- Ruby Savill-Downs
Clump: Level 2 Fine Art Exhibition – A Review
Last week saw the opening of the University of Leeds Level 2 Fine Art Exhibition, titled ‘Clump’. In reflection of their “assemblage of forms, spaces and interactions”, these pieces deal with an array of themes, from the “personal to the completely abstract” (Martha Harris - host of the exhibition). Suitably divided into two parts, the first section in UoL Chemistry Basement exhibits the darker and more interactive side of ‘Clump’; whereas the latter part at Yorkshire House shows off pieces of a lighter and more contemporary nature. ‘Clump’ launched on Thursday 12th March and was a huge success; both locations saw queues of people visiting, interacting with both the artists' work and the artists themselves. It was lovely to see such a turnout of support following the evidential hard work put into curating the exhibition.
'Clump' at Yorkshire House, 12/03/20
‘Clump’s aim was to explore the individuality of the artists’ works, to exemplify the various creative pathways that can be established when given the space to exercise your own style without limits. The originality and eclecticism of ‘Clump’s pieces were further highlighted through the extensive variation of media used: it was amazing to see installations, film, animations, paintings and multidimensional interactive pieces all in two rooms. ‘Clump’ coherently came across as a conclusion of a year’s work for the artists, especially when understanding their explorations that led to these pieces.

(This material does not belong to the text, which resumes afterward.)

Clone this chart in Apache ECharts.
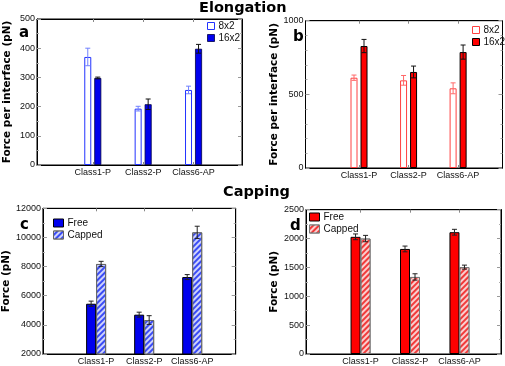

A massive 73 artists were featured in this exhibition, but here are a few that spoke about the inspirations behind their work:
Lottie Mac (@lottiemac98): Language Experiment Piece 1
Lottie Mac never fails to bring depth and enthusiasm to her art, and Language Experiment Piece 1 only entrenches this further. An umbrella name for a handful of pieces, Language Experiment Piece 1 explores the experiences of immigrants living in Britain; whether first, second or third generation, these individuals lose their native tongue in replace of the English language. Lottie uses these pieces to celebrate the diversity we are blessed with in Britain – yet simultaneously reconnects these individuals with their heritage, with the aim of incorporating this into our society too. This piece was both visually pleasing and culturally fascinating, with a vast range of people of diverse backgrounds and stories involved.
Lottie Mac's Language Experiment Piece 1 (2020)
Ella Witt (@ellawtt): Reverie
Ella’s effortless talent for animation is surfaced once again in her beautiful piece Reverie, exploring “dreamlike fantasies” by utilising inspiration from the everyday. It successfully transcends the usual sole medium of digital stop motion animation to also include painting and collage – giving the piece an organic and personal tone.
Ella Witt's Reverie (2020)
Martha Harris (@artby.mart): Tried to Walk
Martha’s piece Tried to Walk features the beautiful dichotomy of hung, pastel pink satin as a background for a looping digital projection of a falling figure. The past year has seen Martha develop her own style of animations, with her colourful and energetic Do the Dance featured as visuals for Ladies Lovin’s event at Blueberry Hill in February. Tried to Walk is visually serene and delicate, yet remains captivating through its looped animations.
Martha Harris' Tried to Walk (2020)
Millie-Beth Wright (@mibewr): 339 hours
Millie’s 339 Hours serves as a culmination of her exploration into relationships and distances, a sequel to her piece Family Portraits exhibited at Lottie Mac’s Comfy exhibition (2019). Family Portraits acknowledges the difficulty in finding comfort when experiencing transience in your life, especially as a student; when having two families can be both disjointing and comforting. Following this, 339 Hours uses the physical distances between the subjects of Family Portraits to digitally exemplify the tension between being ‘family’, yet also sometimes living so far away. It was also lovely to see the integration of friends of Millie within both pieces, even in her move away from portraiture to a more digitalised medium. The physical exhibition of the pieces in an enclosed, dark room enabled Millie to echo the drawings with looping animations along the floor and walls, giving the viewing experience an immersive feel – a really interesting piece.
Millie-Beth Wright's 339 Hours (2020)
‘Clump’ is open to visit until the 24th March in UoL Chemistry Basement (LS2 9JT) and at Yorkshire House (Greek Street, LS1 5SH).